Desde donde sea que se guarden esos traumas -en el inconsciente inaccesible de la ortodoxia psicoanalítica, en la historia negada de los psicoterapias constructivas, en la memoria corporal de los holistas o, como pensamos muchos, en el niño o niña que fuimos y sigue vivo en nosotros-, desde allí, digo, el dolor ligado a nuestro pasado influye, condiciona y perturba nuestro presente, ciñendo nuestro potencial y jugando en contra de nuestros mejores proyectos.

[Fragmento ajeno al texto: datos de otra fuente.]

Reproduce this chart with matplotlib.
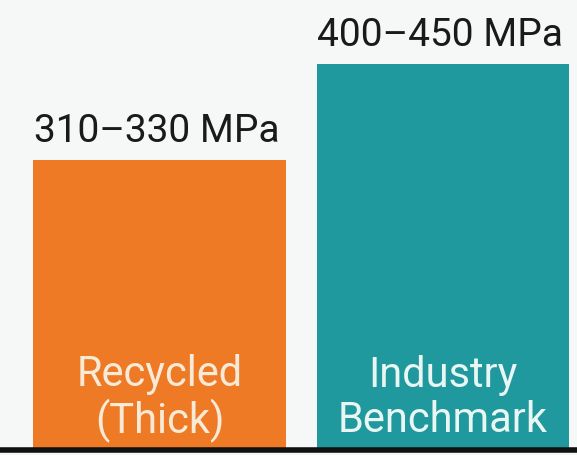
import matplotlib
matplotlib.use('Agg')
import matplotlib.pyplot as plt

categories = ["Recycled\n(Thick)", "Industry\nBenchmark"]
strength_mid = [320, 425]
range_labels = ["310\u2013330 MPa", "400\u2013450 MPa"]
bar_colors = ["#EF7A26", "#1F999D"]
text_colors = ["#F7EBD8", "#E9F6F3"]

plt.rcParams['font.family'] = ['Roboto', 'DejaVu Sans']

fig = plt.figure(figsize=(5.77, 4.56), dpi=100)
fig.patch.set_facecolor("#F6F7F7")
ax = fig.add_axes([0, 5 / 456, 1, 451 / 456])
ax.set_facecolor("#F6F7F7")

x = [0, 1]
bars = ax.bar(x, strength_mid, width=0.89, color=bar_colors)

for i, b in enumerate(bars):
    top = b.get_height()
    ax.text(b.get_x() + b.get_width() / 2 - 0.01, top + 12, range_labels[i],
            ha="center", va="bottom", fontsize=28, color="#1A1A1A")
    ax.text(b.get_x() + b.get_width() / 2, 58, categories[i],
            ha="center", va="center", fontsize=30, color=text_colors[i],
            linespacing=1.12)

ax.set_xlim(-0.563, 1.473)
ax.set_ylim(0, 497)
ax.set_xticks([])
ax.set_yticks([])
for s in ["top", "left", "right"]:
    ax.spines[s].set_visible(False)
ax.spines["bottom"].set_color("#111111")
ax.spines["bottom"].set_linewidth(4)

fig.savefig("out.png", dpi=100, facecolor=fig.get_facecolor())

Genialmente, John Bradshaw, el más didáctico de los terapeutas contemporáneos, llamó a estos aspectos el niño herido interior. Muy frecuentemente, ese niño interior sufre el no haber superado las consecuencias de una deficiente actuación de su padre o madre, o la falta de herramientas de su entorno para contener situaciones difíciles, como son, por ejemplo, la muerte de una figura importante o una debacle socioeconómica familiar.
Por lo general, no se trata solamente de alguna frustración o hecho doloroso, pues la vida de todos las incluye y las incluirá. Se trata, más bien, de la represión -consciente o no; por mandato o por imitación- de los sentimientos ligados a esos episodios. Si un niño no aprende a dejarse sentir y a expresar, especialmente por miedo a ser rechazado, terminará irremediablemente desconectado, asustado y distante de todo y de todos. El niño herido siente, cree, sabe o recuerda la amenaza de no ser amado si hacía eso o aquello o si dejaba de hacer eso otro.
La fantasía del desamor o del abandono crea un vacío que se intentará llenar después con actitudes inadecuadas, repetición de conductas, manipulación de los demás, adicciones y autodestrucción (depresión, aislamiento, autoboicot...) o cuando no, con respuestas agresivas y hostiles hacía todo y hacía todos. Nuestro niño interior representa nuestra parte más vital y espontánea. Sus dolores son los nuestros y su desamparo nuestra desesperación. Sanarlo es sanar nuestro pasado y, por lo tanto, “curar” nuestra existencia presente y futura.